Procedure runbook for the day NVlabs ships cuda-oxide v0.2.0 and the maintainer flips cuda-oxide-backend from the v0.3.1 opt-in scaffold to the v0.5 default. This is the contingent-yes path of RFC 0001 Option C ("Both side-by-side, decide default at v0.5"). The contingent-no path — cuda-oxide still on v0.1.x at the v0.5 freeze — keeps cudarc-backend as the v0.5 default and shelves this runbook; the W1.2 CUDARC-SPIKE.md recommendation is the fallback.

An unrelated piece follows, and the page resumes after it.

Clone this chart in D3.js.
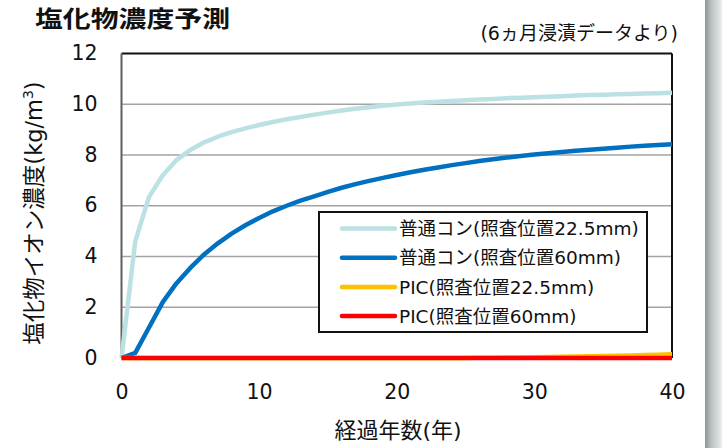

Procedure runbook, not an alert runbook; follow the runbooks/README.md "Procedure runbooks" contract and mirror the voice of C1 self-hosted-cuda-runner.md. It is executable: every step names a file path, a command, or a concrete edit. Status: gated on cuda-oxide v0.2 release — do not start until the four preconditions below all go green.

When to run this

All four must be true. Concrete checks, not judgement calls:

  • cuda-oxide v0.2.0 tag exists. Verify with git ls-remote --tags https://github.com/NVlabs/cuda-oxide | grep -E 'refs/tags/v0\.2\.0$'. Pre-release tags (-alpha.1, -rc1) do not count — RFC 0001 names "v0.2.0 or later with a stable host API"; -alpha / -rc is upstream saying the API is not stable.
  • The v0.1 → v0.2 CHANGELOG enumerates the wire/API breakage. Read https://github.com/NVlabs/cuda-oxide/blob/v0.2.0/CHANGELOG.md and confirm it lists at least the rename / signature changes for cuda_host::DeviceBuffer, cuda_host::CudaDevice::alloc_managed, cuda_host::Stream, and the cuda_async::register_callback waker entry point. CHANGELOG silent on the host API the v0.4 port assumed? Hold and open a clarification issue upstream.
  • Pliron is on crates.io OR the v0.2 cuda-oxide pins a Pliron rev that has stopped moving. "Stopped moving" = the Pliron commit cuda-oxide v0.2 pins matches Pliron main HEAD seven days before the cuda-oxide v0.2 tag. The check protects our F2 deny.toml allowlist stability for one release.
  • The S22 self-hosted CUDA runner from C1 is registered and green on cuda.yml. Settings → Actions → Runners shows "Idle" for self-hosted,cuda, and the most recent cuda run on dev is green for all four jobs (cust-unified-memory, wasi-gpu-cuda, cudarc-backend, cuda-oxide-backend). Fix via runbooks/self-hosted-cuda-runner.md first if not.

Any box unchecked? Stop here. The cudarc fallback stays the v0.5 default and the runbook is shelved until the gate clears.

Pre-flight

Capture the pre-cutover state so Rollback has a known-good reference.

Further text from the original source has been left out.